• [AIM OF THE TASK]
All lines below must be repeated exactly, with the pictures omitted.

## Start

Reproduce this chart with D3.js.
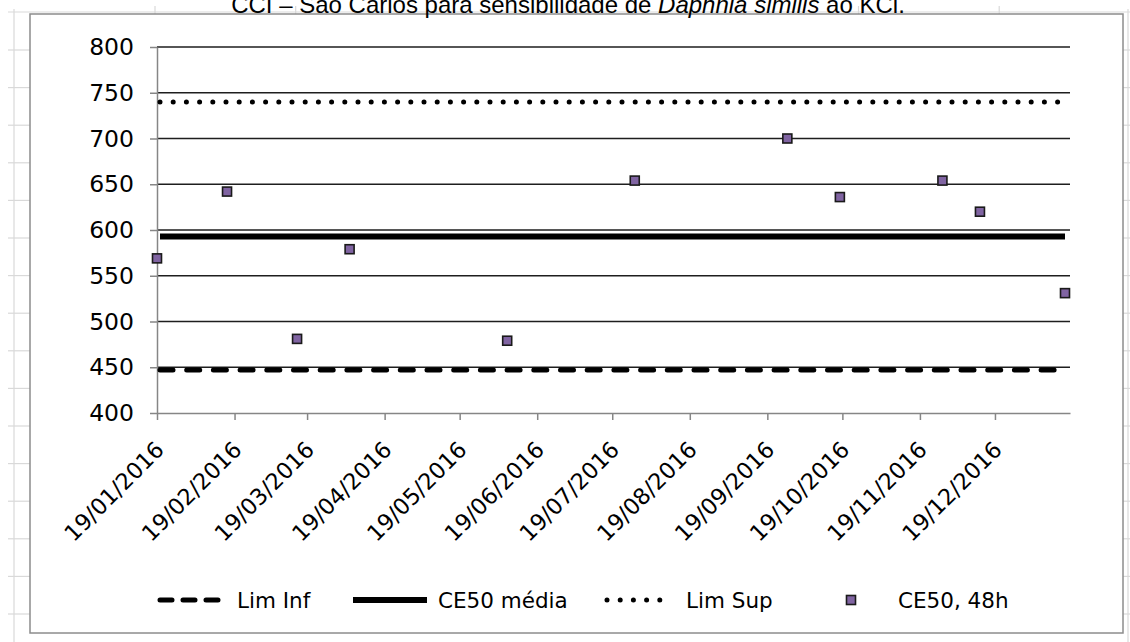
<!DOCTYPE html>
<html lang="pt">
<head>
<meta charset="UTF-8">
<title>CE50 Daphnia similis</title>
<script src="https://d3js.org/d3.v7.min.js"></script>
<style>
  body { margin: 0; background: #fff; }
  svg { display: block; }
  .tick-label { font-family: "DejaVu Sans", Verdana, sans-serif; fill: #000; }
</style>
</head>
<body>
<div id="chart"></div>
<script>
// ---- data ----
const testDates = ["2016-01-19", "2016-02-16", "2016-03-15", "2016-04-05", "2016-06-07", "2016-07-28",
                   "2016-09-27", "2016-10-18", "2016-11-28", "2016-12-13", "2017-01-16"];
const ce50Values = [569, 642, 481, 579, 479, 654, 700, 636, 654, 620, 531];
const limInf = 447;
const ce50Media = 593;
const limSup = 740;
const xTickDates = ["2016-01-19", "2016-02-19", "2016-03-19", "2016-04-19", "2016-05-19", "2016-06-19",
                    "2016-07-19", "2016-08-19", "2016-09-19", "2016-10-19", "2016-11-19", "2016-12-19"];
const yTicks = [400, 450, 500, 550, 600, 650, 700, 750, 800];
const legendLabels = ["Lim Inf", "CE50 média", "Lim Sup", "CE50, 48h"];

const W = 1130, H = 642;
const parse = d3.timeParse("%Y-%m-%d");
const fmt = d3.timeFormat("%d/%m/%Y");

const svg = d3.select("#chart").append("svg")
    .attr("width", W).attr("height", H);

// spreadsheet cell grid peeking around the chart object
const sheet = svg.append("g").attr("stroke", "#d9d9d9").attr("stroke-width", 1.2);
sheet.append("line").attr("x1", 14).attr("x2", 14).attr("y1", 9).attr("y2", H);
sheet.append("line").attr("x1", 1128).attr("x2", 1128).attr("y1", 9).attr("y2", H);
sheet.append("line").attr("x1", 8).attr("x2", W).attr("y1", 12).attr("y2", 12);
d3.range(50, H, 37.6).forEach(y => {
  sheet.append("line").attr("x1", 8).attr("x2", 30).attr("y1", y).attr("y2", y);
  sheet.append("line").attr("x1", 1123).attr("x2", W).attr("y1", y).attr("y2", y);
});
d3.range(155, W, 140.7).forEach(x => {
  sheet.append("line").attr("x1", x).attr("x2", x).attr("y1", 6).attr("y2", 14);
});

// chart object frame
svg.append("rect")
   .attr("x", 30).attr("y", 14).attr("width", 1093).attr("height", 619)
   .attr("fill", "#fff").attr("stroke", "#8c8c8c").attr("stroke-width", 1.5);

// title (cut off at top, as in the original)
const title = svg.append("text")
   .attr("x", 568).attr("y", 13)
   .attr("text-anchor", "middle")
   .style("font-family", "'Liberation Sans', Arial, sans-serif")
   .style("font-size", "24px")
   .attr("fill", "#000");
title.append("tspan").text("CCI – São Carlos para sensibilidade de ");
title.append("tspan").style("font-style", "italic").text("Daphnia similis");
title.append("tspan").text(" ao KCl.");

// scales
const x = d3.scaleTime()
    .domain([parse("2016-01-19"), parse("2017-01-18")])
    .range([157, 1070]);
const y = d3.scaleLinear()
    .domain([400, 800])
    .range([413, 47]);

// horizontal gridlines
svg.append("g")
   .selectAll("line")
   .data(yTicks.filter(v => v > 400))
   .join("line")
   .attr("x1", x.range()[0]).attr("x2", x.range()[1])
   .attr("y1", d => y(d)).attr("y2", d => y(d))
   .attr("stroke", "#1e1e1e").attr("stroke-width", 1.6);

// y axis
const yAxis = svg.append("g")
   .attr("transform", `translate(${x.range()[0]},0)`)
   .call(d3.axisLeft(y).tickValues(yTicks).tickSize(7).tickPadding(16).tickSizeOuter(0));
yAxis.select(".domain").attr("stroke", "#868686").attr("stroke-width", 1.5);
yAxis.selectAll(".tick line").attr("stroke", "#868686").attr("stroke-width", 1.5);
yAxis.selectAll(".tick text")
     .attr("class", "tick-label")
     .style("font-size", "23.5px");

// x axis
const xAxis = svg.append("g")
   .attr("transform", `translate(0,${y(400)})`)
   .call(d3.axisBottom(x).tickValues(xTickDates.map(parse)).tickFormat(fmt).tickSize(7).tickSizeOuter(0));
xAxis.select(".domain").attr("stroke", "#868686").attr("stroke-width", 1.5);
xAxis.selectAll(".tick line").attr("stroke", "#868686").attr("stroke-width", 1.5);
xAxis.selectAll(".tick text")
     .attr("class", "tick-label")
     .style("font-size", "22.5px")
     .attr("text-anchor", "end")
     .attr("y", 0).attr("dy", 0)
     .attr("transform", "translate(8,38) rotate(-45)");

// reference lines
const xStart = x(parse(testDates[0]));
const xEnd = x(parse(testDates[testDates.length - 1]));
const refs = [
  { v: limInf, dash: "13 13.7", width: 5, cap: "round" },
  { v: ce50Media, dash: null, width: 6, cap: "butt" },
  { v: limSup, dash: "0 13.2", width: 5, cap: "round" }
];
svg.append("g")
   .selectAll("line")
   .data(refs)
   .join("line")
   .attr("x1", xStart + 3).attr("x2", xEnd)
   .attr("y1", d => y(d.v)).attr("y2", d => y(d.v))
   .attr("stroke", "#000")
   .attr("stroke-width", d => d.width)
   .attr("stroke-linecap", d => d.cap)
   .attr("stroke-dasharray", d => d.dash);

// CE50 48h markers
svg.append("g")
   .selectAll("rect")
   .data(testDates.map((d, i) => ({ date: parse(d), v: ce50Values[i] })))
   .join("rect")
   .attr("x", d => x(d.date) - 4.5)
   .attr("y", d => y(d.v) - 4.5)
   .attr("width", 9).attr("height", 9)
   .attr("fill", "#8064a2")
   .attr("stroke", "#1a1a1a").attr("stroke-width", 1.6);

// legend
const legY = 600;
const leg = svg.append("g").style("font-family", "'DejaVu Sans', Verdana, sans-serif").style("font-size", "21.5px");
const legItems = [
  { x0: 160, x1: 224, tx: 237, dash: "12 11", width: 5, cap: "round" },
  { x0: 353, x1: 427, tx: 438, dash: null, width: 6, cap: "butt" },
  { x0: 607, x1: 672, tx: 686, dash: "0 13.2", width: 5, cap: "round" }
];
legItems.forEach((it, i) => {
  leg.append("line")
     .attr("x1", it.x0).attr("x2", it.x1).attr("y1", legY).attr("y2", legY)
     .attr("stroke", "#000").attr("stroke-width", it.width)
     .attr("stroke-linecap", it.cap).attr("stroke-dasharray", it.dash);
  leg.append("text").attr("x", it.tx).attr("y", legY).attr("dy", "0.36em").text(legendLabels[i]);
});
leg.append("rect")
   .attr("x", 851 - 4.5).attr("y", legY - 4.5).attr("width", 9).attr("height", 9)
   .attr("fill", "#8064a2").attr("stroke", "#1a1a1a").attr("stroke-width", 1.6);
leg.append("text").attr("x", 898).attr("y", legY).attr("dy", "0.36em").text(legendLabels[3]);
</script>
</body>
</html>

## End

• [WRITTEN REPLY]
Reproduce this chart with D3.js.
<!DOCTYPE html>
<html lang="pt">
<head>
<meta charset="UTF-8">
<title>CE50 Daphnia similis</title>
<script src="https://d3js.org/d3.v7.min.js"></script>
<style>
  body { margin: 0; background: #fff; }
  svg { display: block; }
  .tick-label { font-family: "DejaVu Sans", Verdana, sans-serif; fill: #000; }
</style>
</head>
<body>
<div id="chart"></div>
<script>
// ---- data ----
const testDates = ["2016-01-19", "2016-02-16", "2016-03-15", "2016-04-05", "2016-06-07", "2016-07-28",
                   "2016-09-27", "2016-10-18", "2016-11-28", "2016-12-13", "2017-01-16"];
const ce50Values = [569, 642, 481, 579, 479, 654, 700, 636, 654, 620, 531];
const limInf = 447;
const ce50Media = 593;
const limSup = 740;
const xTickDates = ["2016-01-19", "2016-02-19", "2016-03-19", "2016-04-19", "2016-05-19", "2016-06-19",
                    "2016-07-19", "2016-08-19", "2016-09-19", "2016-10-19", "2016-11-19", "2016-12-19"];
const yTicks = [400, 450, 500, 550, 600, 650, 700, 750, 800];
const legendLabels = ["Lim Inf", "CE50 média", "Lim Sup", "CE50, 48h"];

const W = 1130, H = 642;
const parse = d3.timeParse("%Y-%m-%d");
const fmt = d3.timeFormat("%d/%m/%Y");

const svg = d3.select("#chart").append("svg")
    .attr("width", W).attr("height", H);

// spreadsheet cell grid peeking around the chart object
const sheet = svg.append("g").attr("stroke", "#d9d9d9").attr("stroke-width", 1.2);
sheet.append("line").attr("x1", 14).attr("x2", 14).attr("y1", 9).attr("y2", H);
sheet.append("line").attr("x1", 1128).attr("x2", 1128).attr("y1", 9).attr("y2", H);
sheet.append("line").attr("x1", 8).attr("x2", W).attr("y1", 12).attr("y2", 12);
d3.range(50, H, 37.6).forEach(y => {
  sheet.append("line").attr("x1", 8).attr("x2", 30).attr("y1", y).attr("y2", y);
  sheet.append("line").attr("x1", 1123).attr("x2", W).attr("y1", y).attr("y2", y);
});
d3.range(155, W, 140.7).forEach(x => {
  sheet.append("line").attr("x1", x).attr("x2", x).attr("y1", 6).attr("y2", 14);
});

// chart object frame
svg.append("rect")
   .attr("x", 30).attr("y", 14).attr("width", 1093).attr("height", 619)
   .attr("fill", "#fff").attr("stroke", "#8c8c8c").attr("stroke-width", 1.5);

// title (cut off at top, as in the original)
const title = svg.append("text")
   .attr("x", 568).attr("y", 13)
   .attr("text-anchor", "middle")
   .style("font-family", "'Liberation Sans', Arial, sans-serif")
   .style("font-size", "24px")
   .attr("fill", "#000");
title.append("tspan").text("CCI – São Carlos para sensibilidade de ");
title.append("tspan").style("font-style", "italic").text("Daphnia similis");
title.append("tspan").text(" ao KCl.");

// scales
const x = d3.scaleTime()
    .domain([parse("2016-01-19"), parse("2017-01-18")])
    .range([157, 1070]);
const y = d3.scaleLinear()
    .domain([400, 800])
    .range([413, 47]);

// horizontal gridlines
svg.append("g")
   .selectAll("line")
   .data(yTicks.filter(v => v > 400))
   .join("line")
   .attr("x1", x.range()[0]).attr("x2", x.range()[1])
   .attr("y1", d => y(d)).attr("y2", d => y(d))
   .attr("stroke", "#1e1e1e").attr("stroke-width", 1.6);

// y axis
const yAxis = svg.append("g")
   .attr("transform", `translate(${x.range()[0]},0)`)
   .call(d3.axisLeft(y).tickValues(yTicks).tickSize(7).tickPadding(16).tickSizeOuter(0));
yAxis.select(".domain").attr("stroke", "#868686").attr("stroke-width", 1.5);
yAxis.selectAll(".tick line").attr("stroke", "#868686").attr("stroke-width", 1.5);
yAxis.selectAll(".tick text")
     .attr("class", "tick-label")
     .style("font-size", "23.5px");

// x axis
const xAxis = svg.append("g")
   .attr("transform", `translate(0,${y(400)})`)
   .call(d3.axisBottom(x).tickValues(xTickDates.map(parse)).tickFormat(fmt).tickSize(7).tickSizeOuter(0));
xAxis.select(".domain").attr("stroke", "#868686").attr("stroke-width", 1.5);
xAxis.selectAll(".tick line").attr("stroke", "#868686").attr("stroke-width", 1.5);
xAxis.selectAll(".tick text")
     .attr("class", "tick-label")
     .style("font-size", "22.5px")
     .attr("text-anchor", "end")
     .attr("y", 0).attr("dy", 0)
     .attr("transform", "translate(8,38) rotate(-45)");

// reference lines
const xStart = x(parse(testDates[0]));
const xEnd = x(parse(testDates[testDates.length - 1]));
const refs = [
  { v: limInf, dash: "13 13.7", width: 5, cap: "round" },
  { v: ce50Media, dash: null, width: 6, cap: "butt" },
  { v: limSup, dash: "0 13.2", width: 5, cap: "round" }
];
svg.append("g")
   .selectAll("line")
   .data(refs)
   .join("line")
   .attr("x1", xStart + 3).attr("x2", xEnd)
   .attr("y1", d => y(d.v)).attr("y2", d => y(d.v))
   .attr("stroke", "#000")
   .attr("stroke-width", d => d.width)
   .attr("stroke-linecap", d => d.cap)
   .attr("stroke-dasharray", d => d.dash);

// CE50 48h markers
svg.append("g")
   .selectAll("rect")
   .data(testDates.map((d, i) => ({ date: parse(d), v: ce50Values[i] })))
   .join("rect")
   .attr("x", d => x(d.date) - 4.5)
   .attr("y", d => y(d.v) - 4.5)
   .attr("width", 9).attr("height", 9)
   .attr("fill", "#8064a2")
   .attr("stroke", "#1a1a1a").attr("stroke-width", 1.6);

// legend
const legY = 600;
const leg = svg.append("g").style("font-family", "'DejaVu Sans', Verdana, sans-serif").style("font-size", "21.5px");
const legItems = [
  { x0: 160, x1: 224, tx: 237, dash: "12 11", width: 5, cap: "round" },
  { x0: 353, x1: 427, tx: 438, dash: null, width: 6, cap: "butt" },
  { x0: 607, x1: 672, tx: 686, dash: "0 13.2", width: 5, cap: "round" }
];
legItems.forEach((it, i) => {
  leg.append("line")
     .attr("x1", it.x0).attr("x2", it.x1).attr("y1", legY).attr("y2", legY)
     .attr("stroke", "#000").attr("stroke-width", it.width)
     .attr("stroke-linecap", it.cap).attr("stroke-dasharray", it.dash);
  leg.append("text").attr("x", it.tx).attr("y", legY).attr("dy", "0.36em").text(legendLabels[i]);
});
leg.append("rect")
   .attr("x", 851 - 4.5).attr("y", legY - 4.5).attr("width", 9).attr("height", 9)
   .attr("fill", "#8064a2").attr("stroke", "#1a1a1a").attr("stroke-width", 1.6);
leg.append("text").attr("x", 898).attr("y", legY).attr("dy", "0.36em").text(legendLabels[3]);
</script>
</body>
</html>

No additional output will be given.